AIM: Leave out the pictures, then output the lines of the records below from the first through the one containing "(0,0) rectangle (565,-503);".

%%

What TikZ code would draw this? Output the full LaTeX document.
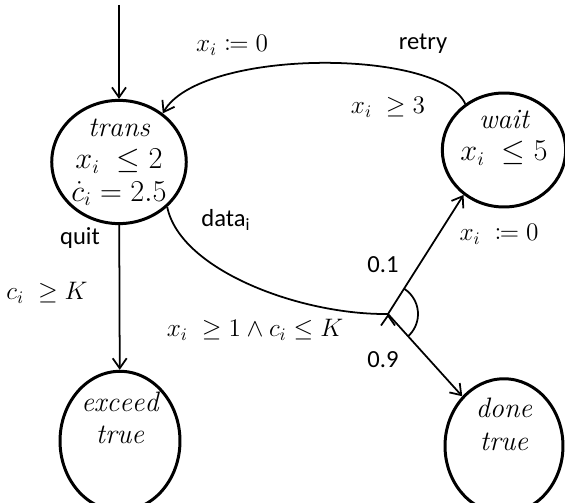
\documentclass[tikz,border=0pt]{standalone}
\usepackage{amsmath}
\usepackage{amssymb}
\usepackage{mathtools}
\usepackage{fontspec}
\setsansfont{Carlito}
\usetikzlibrary{arrows.meta, shapes.geometric}

\begin{document}
\begin{tikzpicture}[x=0.02cm, y=0.02cm]
\tikzstyle{location} = [
	shape=ellipse,
	draw=black, %border of the location
	line width=1.7pt,
	inner sep=0pt,
	align=center,
	font=\fontsize{16}{18.5}\selectfont
];
\tikzstyle{guard} = [font=\fontsize{14.5}{17}\selectfont];
\tikzstyle{action} = [font=\sffamily\fontsize{14}{16}\selectfont];

\useasboundingbox (0,0) rectangle (565,-503);

\node[location, minimum width=2.24cm, minimum height=2.4cm](trans) at (119,-162)
	{$\mathit{trans}$\\ $x_i\;\leq 2$\\ $\dot{c}_i = 2.5$};
\node[location, minimum width=2.36cm, minimum height=2.28cm](wait) at (504,-150)
	{$\mathit{wait}$\\ $x_i\;\leq 5$\\[-2pt]\mbox{}};
\node[location, minimum width=2.4cm, minimum height=2.52cm](exceed) at (120,-441)
	{$\mathit{exceed}$\\ $\mathit{true}$\\[8pt]\mbox{}};
\node[location, minimum width=2.36cm, minimum height=2.36cm](done) at (504,-446)
	{$\mathit{done}$\\ $\mathit{true}$\\[6pt]\mbox{}};

\coordinate (start) at (119,-5);
\coordinate (branch) at (388,-314);

%edges
\draw[-{Straight Barb[length=2mm,width=2.8mm]}, line width=1pt, color=black]
	(start) edge[] (trans)
	(trans) edge[] (exceed)
	(branch) edge[] (wait.228)
	(branch) edge[] (done.130)
;

%retry back to trans
\draw[-{Straight Barb[length=2mm,width=2.8mm]}, line width=1pt]
	(wait.130) .. controls (440,-48) and (200,-48) .. (trans.48);

%sending data
\draw[line width=1pt]
	(trans.-43) .. controls (180,-270) and (300,-315) .. (branch);
\draw[line width=1pt]
	(branch) ++(57:0.6cm) arc[start angle=57, end angle=-48, radius=0.6cm];

%labels
\node[guard](reset1) at (232,-45) {$x_i \coloneqq 0$};
\node[action](retry) at (423,-44) {retry};
\node[guard](g1) at (388,-107) {$x_i\;\geq 3$};
\node[action](data) at (226,-220) {data$_{\text{i}}$};
\node[action](p1) at (383,-265) {0.1};
\node[guard](reset2) at (499,-234) {$x_i\;\coloneqq 0$};
\node[guard](g2) at (255,-330) {$x_i\;\geq 1 \wedge c_i \leq K$};
\node[action](p2) at (383,-360) {0.9};
\node[action](quit) at (80,-238) {quit};
\node[guard](g3) at (47,-293) {$c_i\;\geq K$};

\end{tikzpicture}
\end{document}
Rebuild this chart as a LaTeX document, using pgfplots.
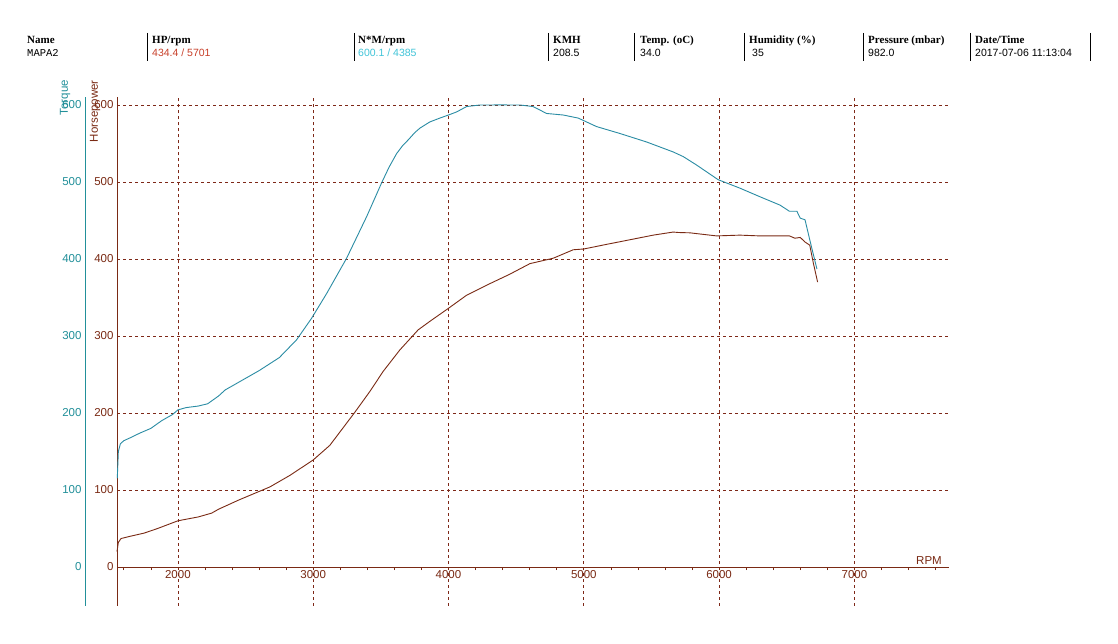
\documentclass[border=0pt]{standalone}
\usepackage{fontspec}
\setmainfont{Liberation Serif}
\setsansfont{Liberation Sans}
\newfontfamily\monofnt{Liberation Mono}
\usepackage{pgfplots}
\pgfplotsset{compat=1.18}

\definecolor{hpc}{HTML}{7A2A14}
\definecolor{tqc}{HTML}{2A8CA4}
\definecolor{tqax}{HTML}{22909A}
\definecolor{hpval}{HTML}{C8402A}
\definecolor{tqval}{HTML}{40C4D8}
\definecolor{gridc}{HTML}{7E2818}

\newcommand{\hdr}{\bfseries\fontsize{11}{13}\selectfont}
\newcommand{\val}{\sffamily\fontsize{10.5}{12}\selectfont}
\newcommand{\tkf}{\sffamily\fontsize{11.5}{13}\selectfont}

\begin{document}
\begin{tikzpicture}[x=1pt,y=1pt]
\path[use as bounding box, fill=white] (0,0) rectangle (1118,643);

% header table
\foreach \xx in {147,354,548,634,744,863,970,1090}
  \draw[black, line width=0.6pt] (\xx,610) -- (\xx,582);
\foreach \xx/\tt in {27/{Name},152/{HP/rpm},358/{N*M/rpm},553/{KMH},640/{Temp. (oC)},749/{Humidity (\%)},868/{Pressure (mbar)},975/{Date/Time}}
  \node[anchor=base west, inner sep=0pt, font=\hdr] at (\xx,599) {\tt};
\node[anchor=base west, inner sep=0pt, font=\monofnt\fontsize{10.5}{12}\selectfont] at (27,586) {MAPA2};
\node[anchor=base west, inner sep=0pt, font=\val, text=hpval] at (152,586) {434.4 / 5701};
\node[anchor=base west, inner sep=0pt, font=\val, text=tqval] at (358,586) {600.1 / 4385};
\node[anchor=base west, inner sep=0pt, font=\val] at (553,586) {208.5};
\node[anchor=base west, inner sep=0pt, font=\val] at (640,586) {34.0};
\node[anchor=base west, inner sep=0pt, font=\val] at (752,586) {35};
\node[anchor=base west, inner sep=0pt, font=\val] at (868,586) {982.0};
\node[anchor=base west, inner sep=0pt, font=\val] at (975,586) {2017-07-06 11:13:04};

% torque scale
\begin{axis}[
  at={(85pt,37.5pt)}, anchor=south west,
  scale only axis, width=10pt, height=508.2pt,
  xmin=0, xmax=1, ymin=-50, ymax=610,
  axis y line=left, axis x line=none,
  axis line style={-, color=tqax, line width=0.8pt},
  ytick={0,100,...,600}, major tick length=0pt,
  yticklabel style={font=\tkf, text=tqax},
  /pgf/number format/assume math mode=true,
  hide obscured y ticks=false,
]
\end{axis}

% main axis
\begin{axis}[
  at={(117pt,37.5pt)}, anchor=south west,
  scale only axis, width=832.1pt, height=508.2pt,
  xmin=1550, xmax=7700, ymin=-50, ymax=610,
  axis x line=middle, axis y line=left,
  axis line style={-, color=hpc, line width=0.8pt},
  xtick={2000,3000,...,7000},
  minor xtick={1600,1800,...,7600},
  ytick={0,100,...,600},
  major tick length=0pt, minor tick length=3pt,
  tick align=outside,
  tick style={color=hpc, line width=0.6pt},
  grid=major,
  major grid style={gridc, dash pattern=on 3pt off 3pt, line width=0.6pt},
  ticklabel style={font=\tkf, text=hpc},
  /pgf/number format/assume math mode=true,
  /pgf/number format/set thousands separator={},
  hide obscured x ticks=false, hide obscured y ticks=false,
  clip=false,
]
% Torque (N*m)
\addplot[tqc, line width=0.9pt] coordinates {
  (1552,115) (1560,150) (1575,160) (1600,164) (1650,168) (1720,174)
  (1800,180) (1880,190) (1960,198) (2000,204) (2060,207) (2150,209)
  (2220,212) (2300,222) (2350,230) (2500,245) (2600,255) (2750,272)
  (2877,295) (2988,323) (3099,355) (3247,401) (3395,455) (3506,499)
  (3560,519) (3617,537) (3660,547) (3704,555) (3750,564) (3789,570)
  (3862,578) (3936,583) (4000,587) (4060,591) (4134,598) (4232,600)
  (4385,600.1) (4528,600) (4625,598) (4725,589) (4848,587) (4959,583)
  (5094,572) (5267,563) (5464,552) (5661,539) (5735,533) (5834,522)
  (5993,503) (6154,492) (6300,481) (6450,470) (6520,462) (6575,462)
  (6600,453) (6635,451) (6670,425) (6723,387)
};
% Horsepower
\addplot[hpc, line width=0.9pt] coordinates {
  (1550,20) (1560,32) (1580,37) (1650,40) (1750,44) (1850,50)
  (2000,60) (2150,65) (2250,70) (2300,75) (2450,87) (2680,104)
  (2828,119) (3000,139) (3123,158) (3308,201) (3419,228) (3517,254)
  (3641,282) (3776,308) (3862,319) (4000,336) (4134,353) (4306,368)
  (4450,380) (4602,394) (4774,401) (4922,412) (5000,413) (5168,419)
  (5341,425) (5513,431) (5661,435) (5701,434.4) (5784,434) (5981,430)
  (6154,431) (6300,430) (6520,430) (6560,427) (6600,428) (6635,422)
  (6670,418) (6695,396) (6728,370)
};
\end{axis}

\node[anchor=base, inner sep=0pt, font=\tkf, text=hpc] at (929,79) {RPM};
\node[rotate=90, anchor=east, inner sep=0pt, font=\tkf, text=tqax] at (65,563) {Torque};
\node[rotate=90, anchor=east, inner sep=0pt, font=\tkf, text=hpc] at (95,563) {Horsepower};
\end{tikzpicture}
\end{document}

%%

ANSWER BELOW:
What TikZ code would draw this? Output the full LaTeX document.
\documentclass[tikz,border=0pt]{standalone}
\usepackage{amsmath}
\usepackage{amssymb}
\usepackage{mathtools}
\usepackage{fontspec}
\setsansfont{Carlito}
\usetikzlibrary{arrows.meta, shapes.geometric}

\begin{document}
\begin{tikzpicture}[x=0.02cm, y=0.02cm]
\tikzstyle{location} = [
	shape=ellipse,
	draw=black, %border of the location
	line width=1.7pt,
	inner sep=0pt,
	align=center,
	font=\fontsize{16}{18.5}\selectfont
];
\tikzstyle{guard} = [font=\fontsize{14.5}{17}\selectfont];
\tikzstyle{action} = [font=\sffamily\fontsize{14}{16}\selectfont];

\useasboundingbox (0,0) rectangle (565,-503);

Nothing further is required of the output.